Science Research Area 3: Synthesis Research for Transferable Insights (Synthesis Applications Only)
Synthesis and meta-analysis studies play an important role in accelerating scientific discovery and building predictive understanding by harnessing existing data to identify and evaluate emergent patterns, generalizable principles, and fundamental insights from extensive datasets that go beyond what can be learned from site-specific studies. ESS has a long-standing and strong commitment to an open-science and open-data philosophy, across a portfolio of past and current research activities using site observations, experimentation, field manipulations, and model simulations to improve process-based, scale-aware predictive understanding of ecosystems and watersheds. The goal of applications to this Science Research Area should be to propose novel, hypothesis-driven studies addressing topics within the ESS program scope that can be investigated by integrating and interrogating findings and/or data from prior observational and/or experimental research activities.
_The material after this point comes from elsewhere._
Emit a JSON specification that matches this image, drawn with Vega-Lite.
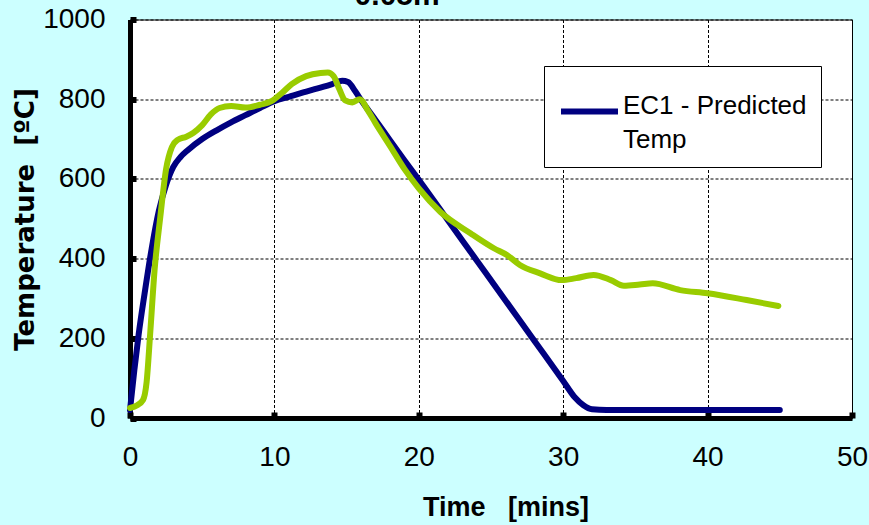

Studies leveraging existing ESS-supported data resources and networks (https://ess.science.energy.gov/data/) are particularly encouraged, as is the use of artificial intelligence and machine learning (AI/ML) techniques.
Applications to this topic must propose synthesis and/or meta-analysis studies that will advance the understanding of identified knowledge gaps or uncertainties in process-based predictive models. Applications addressing the following themes are especially encouraged:
• Transitional, boundary, and interfacial ecosystems
• Scaling of spatially restricted systems and/or processes
• The role of antecedent hydrologic conditions (e.g., precipitation, soil moisture) on regulating ecosystem and watershed scale processes
• Influence of ecological legacy on contemporary function
• Partitioning of evaporation and transpiration components of evapotranspiration
• Mechanisms of soil organic matter stabilization/destabilization
The following topics are NOT within the scope of this Science Research Area: applied/operational science, policy or regulatory topics; agricultural/silvicultural systems, natural resource management, or managed systems; ecosystem services; development of or operational support for networks, centers, or other infrastructure; studies that focus primarily on the development and/or parameterization of models without equally contributing new fundamental understanding of ecosystem or watershed processes.